> [Exercise prompt]: Extract, word for word, each line from the line holding "Clone this diagram in TikZ." through the end of the records. Omit every picture.

> [Raw records]:
--------

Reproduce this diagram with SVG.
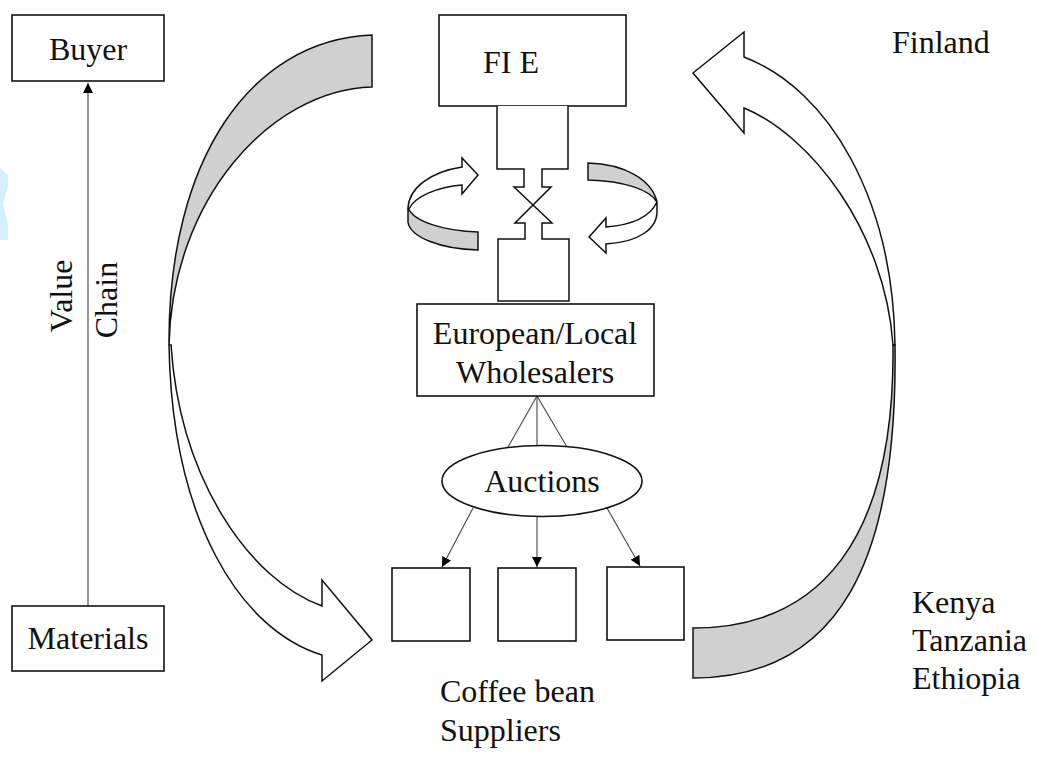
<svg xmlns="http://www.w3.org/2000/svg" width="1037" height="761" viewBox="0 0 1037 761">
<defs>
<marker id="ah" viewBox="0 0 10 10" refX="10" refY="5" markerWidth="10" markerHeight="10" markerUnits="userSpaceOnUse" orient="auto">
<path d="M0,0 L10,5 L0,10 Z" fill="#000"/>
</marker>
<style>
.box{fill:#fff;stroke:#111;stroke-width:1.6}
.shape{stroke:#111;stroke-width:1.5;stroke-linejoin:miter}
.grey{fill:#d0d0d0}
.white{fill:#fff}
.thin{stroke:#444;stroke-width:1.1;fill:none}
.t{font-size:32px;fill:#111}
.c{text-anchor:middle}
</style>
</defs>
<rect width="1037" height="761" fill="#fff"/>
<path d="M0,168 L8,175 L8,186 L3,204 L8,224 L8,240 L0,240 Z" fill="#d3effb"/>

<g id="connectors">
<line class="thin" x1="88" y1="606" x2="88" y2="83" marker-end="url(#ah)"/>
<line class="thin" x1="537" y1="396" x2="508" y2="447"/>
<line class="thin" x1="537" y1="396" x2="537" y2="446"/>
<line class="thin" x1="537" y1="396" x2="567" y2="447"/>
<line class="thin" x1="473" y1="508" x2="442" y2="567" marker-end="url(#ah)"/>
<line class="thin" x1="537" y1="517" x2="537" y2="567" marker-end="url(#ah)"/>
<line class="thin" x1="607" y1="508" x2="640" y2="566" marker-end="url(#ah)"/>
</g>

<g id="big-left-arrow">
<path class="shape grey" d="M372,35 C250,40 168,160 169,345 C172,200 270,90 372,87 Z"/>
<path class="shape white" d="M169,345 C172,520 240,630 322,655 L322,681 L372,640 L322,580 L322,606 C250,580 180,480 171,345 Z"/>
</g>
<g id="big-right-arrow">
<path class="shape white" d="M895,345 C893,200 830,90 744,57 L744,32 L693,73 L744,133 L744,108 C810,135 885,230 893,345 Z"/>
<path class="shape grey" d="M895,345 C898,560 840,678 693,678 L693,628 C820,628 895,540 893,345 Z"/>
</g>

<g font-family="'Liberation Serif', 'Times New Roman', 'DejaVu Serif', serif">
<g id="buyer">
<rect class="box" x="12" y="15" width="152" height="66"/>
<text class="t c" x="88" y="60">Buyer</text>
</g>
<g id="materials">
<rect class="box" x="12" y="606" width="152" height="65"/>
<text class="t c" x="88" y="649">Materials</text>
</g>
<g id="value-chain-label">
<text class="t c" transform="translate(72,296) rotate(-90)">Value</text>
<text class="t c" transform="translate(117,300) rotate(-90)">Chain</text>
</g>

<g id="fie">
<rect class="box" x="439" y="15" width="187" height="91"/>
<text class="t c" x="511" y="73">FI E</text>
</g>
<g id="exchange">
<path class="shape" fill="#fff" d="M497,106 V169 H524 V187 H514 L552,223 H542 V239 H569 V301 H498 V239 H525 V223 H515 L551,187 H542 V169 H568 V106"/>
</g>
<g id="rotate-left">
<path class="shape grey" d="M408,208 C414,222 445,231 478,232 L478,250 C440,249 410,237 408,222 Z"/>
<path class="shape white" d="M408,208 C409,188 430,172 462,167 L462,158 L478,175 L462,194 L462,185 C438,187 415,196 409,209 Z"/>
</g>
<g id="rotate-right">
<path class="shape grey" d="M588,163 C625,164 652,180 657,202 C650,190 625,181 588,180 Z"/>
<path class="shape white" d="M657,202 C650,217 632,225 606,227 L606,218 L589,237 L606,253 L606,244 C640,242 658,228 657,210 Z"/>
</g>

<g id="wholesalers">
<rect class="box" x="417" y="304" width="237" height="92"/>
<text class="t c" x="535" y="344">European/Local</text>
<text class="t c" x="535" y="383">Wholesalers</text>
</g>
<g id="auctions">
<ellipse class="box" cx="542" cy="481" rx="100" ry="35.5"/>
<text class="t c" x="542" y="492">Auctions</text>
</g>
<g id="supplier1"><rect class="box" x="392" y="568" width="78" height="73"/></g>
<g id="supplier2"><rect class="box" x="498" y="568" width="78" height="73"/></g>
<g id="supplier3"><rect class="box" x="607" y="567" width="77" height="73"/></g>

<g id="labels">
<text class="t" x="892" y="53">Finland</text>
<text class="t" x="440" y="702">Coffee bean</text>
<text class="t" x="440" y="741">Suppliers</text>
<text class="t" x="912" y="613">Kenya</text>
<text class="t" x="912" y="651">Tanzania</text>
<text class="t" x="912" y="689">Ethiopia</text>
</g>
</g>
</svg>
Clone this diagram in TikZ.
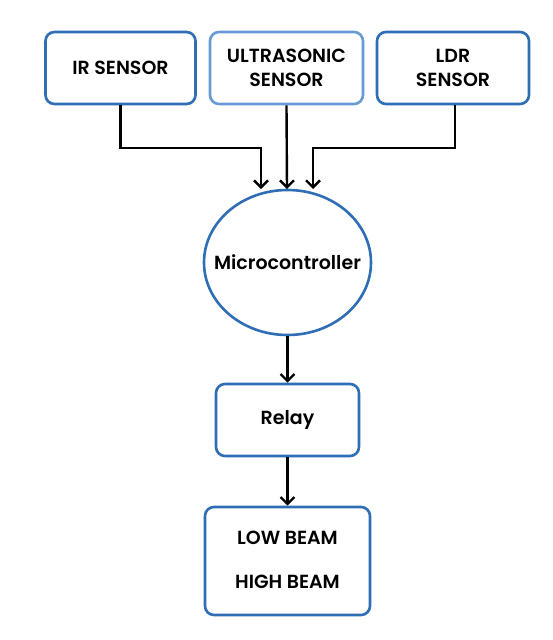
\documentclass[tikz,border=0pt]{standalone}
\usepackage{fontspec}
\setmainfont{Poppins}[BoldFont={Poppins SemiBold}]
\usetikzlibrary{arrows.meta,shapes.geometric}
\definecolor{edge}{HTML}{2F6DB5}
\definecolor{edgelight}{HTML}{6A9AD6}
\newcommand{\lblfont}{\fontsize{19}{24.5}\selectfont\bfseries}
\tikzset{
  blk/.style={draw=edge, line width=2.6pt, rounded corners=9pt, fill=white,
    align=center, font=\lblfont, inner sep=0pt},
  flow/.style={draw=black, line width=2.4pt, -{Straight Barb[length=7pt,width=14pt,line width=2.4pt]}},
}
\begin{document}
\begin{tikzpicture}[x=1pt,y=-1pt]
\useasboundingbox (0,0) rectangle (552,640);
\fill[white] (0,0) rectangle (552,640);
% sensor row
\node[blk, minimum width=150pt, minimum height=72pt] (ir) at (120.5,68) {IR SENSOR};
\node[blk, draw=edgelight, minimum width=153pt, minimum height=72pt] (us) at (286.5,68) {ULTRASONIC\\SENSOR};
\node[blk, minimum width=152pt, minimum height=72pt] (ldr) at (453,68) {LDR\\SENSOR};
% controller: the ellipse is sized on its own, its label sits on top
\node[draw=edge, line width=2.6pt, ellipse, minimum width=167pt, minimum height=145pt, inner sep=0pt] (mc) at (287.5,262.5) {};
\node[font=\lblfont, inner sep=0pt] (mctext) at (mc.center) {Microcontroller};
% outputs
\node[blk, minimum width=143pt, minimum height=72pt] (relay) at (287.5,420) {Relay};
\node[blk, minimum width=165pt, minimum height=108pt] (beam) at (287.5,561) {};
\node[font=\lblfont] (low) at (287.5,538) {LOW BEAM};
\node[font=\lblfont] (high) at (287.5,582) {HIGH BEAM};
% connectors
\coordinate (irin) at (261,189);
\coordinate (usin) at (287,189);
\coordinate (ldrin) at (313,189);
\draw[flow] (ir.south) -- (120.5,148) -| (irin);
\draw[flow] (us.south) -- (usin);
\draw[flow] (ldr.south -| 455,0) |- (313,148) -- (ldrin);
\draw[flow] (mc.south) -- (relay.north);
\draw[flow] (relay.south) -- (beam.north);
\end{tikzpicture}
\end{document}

--------

> [Correct answer]:
Clone this diagram in TikZ.
\documentclass[tikz,border=0pt]{standalone}
\usepackage{fontspec}
\setmainfont{Poppins}[BoldFont={Poppins SemiBold}]
\usetikzlibrary{arrows.meta,shapes.geometric}
\definecolor{edge}{HTML}{2F6DB5}
\definecolor{edgelight}{HTML}{6A9AD6}
\newcommand{\lblfont}{\fontsize{19}{24.5}\selectfont\bfseries}
\tikzset{
  blk/.style={draw=edge, line width=2.6pt, rounded corners=9pt, fill=white,
    align=center, font=\lblfont, inner sep=0pt},
  flow/.style={draw=black, line width=2.4pt, -{Straight Barb[length=7pt,width=14pt,line width=2.4pt]}},
}
\begin{document}
\begin{tikzpicture}[x=1pt,y=-1pt]
\useasboundingbox (0,0) rectangle (552,640);
\fill[white] (0,0) rectangle (552,640);
% sensor row
\node[blk, minimum width=150pt, minimum height=72pt] (ir) at (120.5,68) {IR SENSOR};
\node[blk, draw=edgelight, minimum width=153pt, minimum height=72pt] (us) at (286.5,68) {ULTRASONIC\\SENSOR};
\node[blk, minimum width=152pt, minimum height=72pt] (ldr) at (453,68) {LDR\\SENSOR};
% controller: the ellipse is sized on its own, its label sits on top
\node[draw=edge, line width=2.6pt, ellipse, minimum width=167pt, minimum height=145pt, inner sep=0pt] (mc) at (287.5,262.5) {};
\node[font=\lblfont, inner sep=0pt] (mctext) at (mc.center) {Microcontroller};
% outputs
\node[blk, minimum width=143pt, minimum height=72pt] (relay) at (287.5,420) {Relay};
\node[blk, minimum width=165pt, minimum height=108pt] (beam) at (287.5,561) {};
\node[font=\lblfont] (low) at (287.5,538) {LOW BEAM};
\node[font=\lblfont] (high) at (287.5,582) {HIGH BEAM};
% connectors
\coordinate (irin) at (261,189);
\coordinate (usin) at (287,189);
\coordinate (ldrin) at (313,189);
\draw[flow] (ir.south) -- (120.5,148) -| (irin);
\draw[flow] (us.south) -- (usin);
\draw[flow] (ldr.south -| 455,0) |- (313,148) -- (ldrin);
\draw[flow] (mc.south) -- (relay.north);
\draw[flow] (relay.south) -- (beam.north);
\end{tikzpicture}
\end{document}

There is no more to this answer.